开放思维:推理模型的数据配方
OpenThoughts: Data Recipes for Reasoning Models
June 4, 2025
作者: Etash Guha, Ryan Marten, Sedrick Keh, Negin Raoof, Georgios Smyrnis, Hritik Bansal, Marianna Nezhurina, Jean Mercat, Trung Vu, Zayne Sprague, Ashima Suvarna, Benjamin Feuer, Liangyu Chen, Zaid Khan, Eric Frankel, Sachin Grover, Caroline Choi, Niklas Muennighoff, Shiye Su, Wanjia Zhao, John Yang, Shreyas Pimpalgaonkar, Kartik Sharma, Charlie Cheng-Jie Ji, Yichuan Deng, Sarah Pratt, Vivek Ramanujan, Jon Saad-Falcon, Jeffrey Li, Achal Dave, Alon Albalak, Kushal Arora, Blake Wulfe, Chinmay Hegde, Greg Durrett, Sewoong Oh, Mohit Bansal, Saadia Gabriel, Aditya Grover, Kai-Wei Chang, Vaishaal Shankar, Aaron Gokaslan, Mike A. Merrill, Tatsunori Hashimoto, Yejin Choi, Jenia Jitsev, Reinhard Heckel, Maheswaran Sathiamoorthy, Alexandros G. Dimakis, Ludwig Schmidt
cs.AI
摘要
推理模型在涉及数学、编程和科学的众多基准测试中取得了快速进展。然而,关于最佳训练方法仍存在许多未解之谜,因为最先进的模型往往依赖于专有数据集,而这些数据集几乎没有公开信息。为解决这一问题,OpenThoughts项目的目标是创建用于训练推理模型的开源数据集。经过初步探索,我们的OpenThoughts2-1M数据集催生了OpenThinker2-32B,这是首个在公开推理数据上训练的模型,在AIME和LiveCodeBench等标准推理基准上媲美DeepSeek-R1-Distill-32B。随后,我们通过1000多次对照实验系统地研究了数据生成管道的每一步,进一步改进了数据集,推出了OpenThoughts3。将管道扩展至120万条样本,并采用QwQ-32B作为教师模型,我们得到了OpenThinker3-7B模型,该模型实现了最先进的成果:在AIME 2025上达到53%,在LiveCodeBench 06/24-01/25上达到51%,在GPQA Diamond上达到54%。我们的所有数据集和模型均可在https://openthoughts.ai获取。
English
Reasoning models have made rapid progress on many benchmarks involving math,
code, and science. Yet, there are still many open questions about the best
training recipes for reasoning since state-of-the-art models often rely on
proprietary datasets with little to no public information available. To address
this, the goal of the OpenThoughts project is to create open-source datasets
for training reasoning models.
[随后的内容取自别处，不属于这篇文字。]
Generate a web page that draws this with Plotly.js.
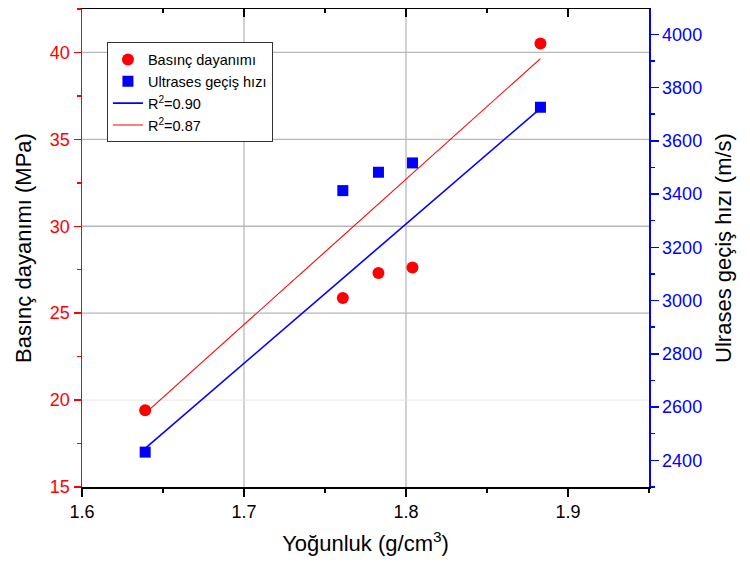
<!DOCTYPE html>
<html>
<head>
<meta charset="utf-8">
<script src="https://cdn.plot.ly/plotly-3.0.1.min.js"></script>
<style>html,body{margin:0;padding:0;background:#fff;}#chart{width:750px;height:568px;}</style>
</head>
<body>
<div id="chart"></div>
<script>
// Data
const density = [1.639, 1.761, 1.783, 1.804, 1.883];
const strength = [19.42, 25.87, 27.31, 27.63, 40.52];
const velocity = [2431, 3413, 3482, 3517, 3726];
const fitX = [1.639, 1.883];
const fitStrength = [19.24, 39.65];
const fitVelocity = [2445, 3722];
const xTicks = [1.6, 1.7, 1.8, 1.9];
const gridX = [1.7, 1.8];
const gridY = [25, 30, 35, 40];
const gridYFaint = [20];
const names = ["Basınç dayanımı", "Ultrases geçiş hızı", "R<sup>2</sup>=0.90", "R<sup>2</sup>=0.87"];

const FONT = "Liberation Sans, Arial, sans-serif";
const RED = "#ff0000";
const BLUE = "#0000ff";

const traces = [
  {x: density, y: strength, mode: "markers", name: names[0], xaxis: "x", yaxis: "y",
   marker: {symbol: "circle", size: 12, color: RED}},
  {x: density, y: velocity, mode: "markers", name: names[1], xaxis: "x", yaxis: "y2",
   marker: {symbol: "square", size: 11, color: BLUE}},
  {x: fitX, y: fitVelocity, mode: "lines", name: names[2], xaxis: "x", yaxis: "y2",
   line: {color: BLUE, width: 1.6}},
  {x: fitX, y: fitStrength, mode: "lines", name: names[3], xaxis: "x", yaxis: "y",
   line: {color: RED, width: 1.1}},
  {x: [], y: [], xaxis: "x2", yaxis: "y", showlegend: false, hoverinfo: "skip", mode: "markers"}
];

const shapes = [];
gridX.forEach(v => shapes.push({type: "line", xref: "x", yref: "paper", x0: v, x1: v, y0: 0, y1: 1,
  layer: "below", line: {color: "#b8b8b8", width: 1.3}}));
gridY.forEach(v => shapes.push({type: "line", xref: "paper", yref: "y", x0: 0, x1: 1, y0: v, y1: v,
  layer: "below", line: {color: "#b8b8b8", width: 1.3}}));
gridYFaint.forEach(v => shapes.push({type: "line", xref: "paper", yref: "y", x0: 0, x1: 1, y0: v, y1: v,
  layer: "below", line: {color: "#e6e6e6", width: 1}}));

const layout = {
  width: 750, height: 568,
  margin: {l: 82, r: 101, t: 9, b: 81},
  paper_bgcolor: "#ffffff", plot_bgcolor: "#ffffff",
  font: {family: FONT, size: 18, color: "#000"},
  showlegend: true,
  legend: {x: 0.044, y: 0.93, xanchor: "left", yanchor: "top",
    bgcolor: "#ffffff", bordercolor: "#333333", borderwidth: 1,
    font: {family: FONT, size: 14.5, color: "#000"}, tracegroupgap: 0, itemwidth: 30},
  xaxis: {range: [1.6, 1.95], tickvals: xTicks, ticktext: xTicks.map(v => v.toFixed(1)),
    showgrid: false, zeroline: false, showline: true, linecolor: "#000", linewidth: 1.5,
    ticks: "outside", ticklen: 8, tickwidth: 1.5, tickcolor: "#000",
    minor: {dtick: 0.05, tick0: 1.6, ticks: "outside", ticklen: 4, tickwidth: 1.5, tickcolor: "#000", showgrid: false},
    tickfont: {family: FONT, size: 18, color: "#000"},
    title: {text: "Yoğunluk (g/cm<sup>3</sup>)", font: {family: FONT, size: 22, color: "#000"}, standoff: 14}},
  xaxis2: {overlaying: "x", side: "top", anchor: "y", range: [1.6, 1.95], tickvals: xTicks,
    showticklabels: false, showgrid: false, zeroline: false, showline: true, linecolor: "#000", linewidth: 1.5,
    ticks: "inside", ticklen: 8, tickwidth: 1.5, tickcolor: "#000",
    minor: {dtick: 0.05, tick0: 1.6, ticks: "inside", ticklen: 4, tickwidth: 1.5, tickcolor: "#000", showgrid: false}},
  yaxis: {range: [15, 42.5], dtick: 5, tick0: 15,
    showgrid: false, zeroline: false, showline: true, linecolor: RED, linewidth: 1.5,
    ticks: "outside", ticklen: 7, tickwidth: 1.5, tickcolor: RED,
    minor: {dtick: 2.5, tick0: 15, ticks: "outside", ticklen: 4, tickwidth: 1.5, tickcolor: RED, showgrid: false},
    tickfont: {family: FONT, size: 18, color: RED},
    title: {text: "Basınç dayanımı (MPa)", font: {family: FONT, size: 22, color: "#000"}, standoff: 12}},
  yaxis2: {overlaying: "y", side: "right", anchor: "x", range: [2300, 4095], dtick: 200, tick0: 2400,
    showgrid: false, zeroline: false, showline: true, linecolor: BLUE, linewidth: 1.5,
    ticks: "outside", ticklen: 8, tickwidth: 1.5, tickcolor: BLUE,
    minor: {dtick: 100, tick0: 2300, ticks: "outside", ticklen: 4, tickwidth: 1.5, tickcolor: BLUE, showgrid: false},
    tickfont: {family: FONT, size: 18, color: BLUE},
    title: {text: "Ulrases geçiş hızı (m/s)", font: {family: FONT, size: 22, color: "#000"}, standoff: 14}},
  shapes: shapes
};

Plotly.newPlot("chart", traces, layout, {staticPlot: true, displayModeBar: false});
</script>
</body>
</html>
After initial explorations, our OpenThoughts2-1M
dataset led to OpenThinker2-32B, the first model trained on public reasoning
data to match DeepSeek-R1-Distill-32B on standard reasoning benchmarks such as
AIME and LiveCodeBench. We then improve our dataset further by systematically
investigating each step of our data generation pipeline with 1,000+ controlled
experiments, which led to OpenThoughts3. Scaling the pipeline to 1.2M examples
and using QwQ-32B as teacher yields our OpenThinker3-7B model, which achieves
state-of-the-art results: 53% on AIME 2025, 51% on LiveCodeBench 06/24-01/25,
and 54% on GPQA Diamond. All of our datasets and models are available on
https://openthoughts.ai.